The isolationist tradition has long been misunderstood to mean a policy that perished overnight on December 7, 1941, and that promoted complete withdrawal from world affairs. In fact, isolationist thought grew out of — and, in some ways, represented the apogee of — American exceptionalism.
It regarded other, lesser countries with disgust, a sentiment that bred the competing impulses to both be distant from the rest of the world and to strike out at it.
Isolationism dominated conservative thought from the end of World War I — as a reaction against Wilson’s costly democratization crusade, as Cruz implied — through Pearl Harbor. After the war, without losing its hold on large segments of the GOP, the worldview mutated in the face of communism. The Soviet threat intensified the contradiction between the desire to quarantine America from the communist contagion and to eradicate it. The old isolationists resolved the tension by developing a fixation on airpower as a substitute for diplomacy and land forces. American planes would allow it to dominate the world while remaining literally above it. (Airpower, wrote the historian Frances FitzGerald, “would allow America both to pursue its God-given mission abroad and to remain the virgin land, uncorrupted by the selfish interests of others or foreign doctrines.”)
Republican leaders opposed the Truman administration’s plans to rebuild Europe, create NATO, and station a huge land force in West Germany.
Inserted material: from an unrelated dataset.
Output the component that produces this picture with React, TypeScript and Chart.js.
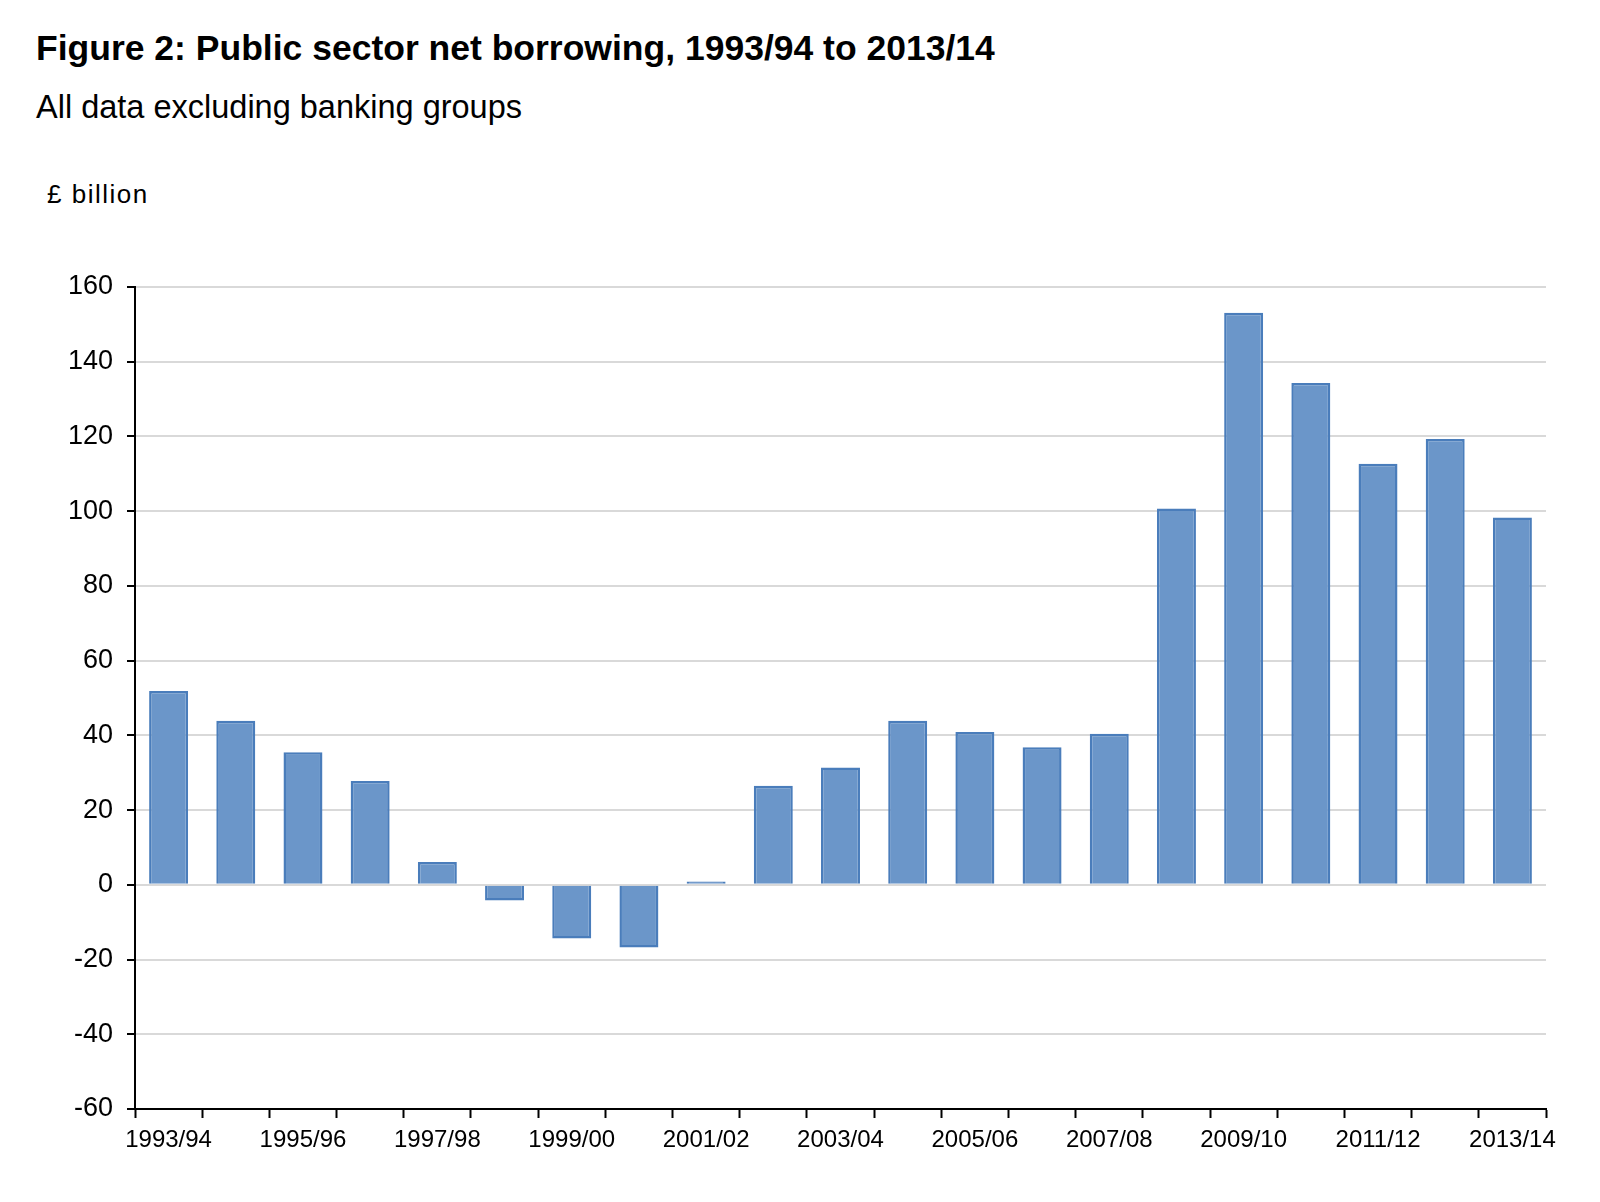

Instead, they proposed a massive air force. The right’s belief in the efficacy of bombing was enabled by its indifference to widespread carnage among enemy civilians. Conservatives like Barry Goldwater proposed using nuclear weapons during the Vietnam War. “If we maintain our faith in God, love of freedom, and superior global airpower, the future looks good,” said Air Force general Curtis LeMay, who had also called for nuclear strikes against North Vietnam. (In 1968, LeMay ran as vice-president alongside the segregationist George Wallace, a campaign that prefigured Trump’s combination of populism, white racial backlash, and an ultranationalist foreign policy.)
Republican presidents like Eisenhower and Nixon, though, followed Truman’s internationalist program rather than the unworkable fever dreams of the right. The bipartisan embrace of internationalism sent isolationism into a long, slow decline, its ideas circulating but without influence, a philosophy for newsletter cranks. Eventually, the dominant Republican foreign policy evolved once more, into neoconservatism, which combined the Wilsonian fervor for exporting democracy abroad with the isolationist distrust of diplomacy. The neoconservative project imploded in Iraq, but still, even in the 2008 and 2012 campaigns, the lone voice of dissent on neoconservative foreign policy was the libertarian gadfly Ron Paul, who brought isolationism back into the conversation. The surprisingly durable support for an odd little man in poorly fitting suits who kept ranting about gold indicated a potentially underserved market for Republican discontent over Iraq.
The Paul version of isolationism, inherited by his floundering son, emphasizes the live-and-let-live principle. Cruz’s version is more bloodthirsty, putting him in touch with the current, freaked-out conservative mood while reviving the bombing obsession of the mid-century conservatives. “We will utterly destroy ISIS,” he boasted recently with LeMay-esque ghoulishness. “We will carpet-bomb them into oblivion. I don’t know if sand can glow in the dark, but we’re going to find out.” (Cruz’s choice of imagery is important: Conventional bombing does not make things glow, but nuclear bombing does.) At the debate, Rubio shot back, “Airstrikes are a key component of defeating them, but they must be defeated on the ground by a ground force.” When pressed by moderators on the details of their respective plans, both Cruz and Rubio retreated. Cruz admitted he would not, in fact, level the cities held by ISIS (which are populated mostly by their unwilling captives) but would instead simply bomb ISIS’s military positions, which Obama is already doing. Rubio admitted he would not dispatch an occupying force back to the Middle East but merely send a small number of special forces while attempting to recruit local Sunnis, which Obama is also already doing.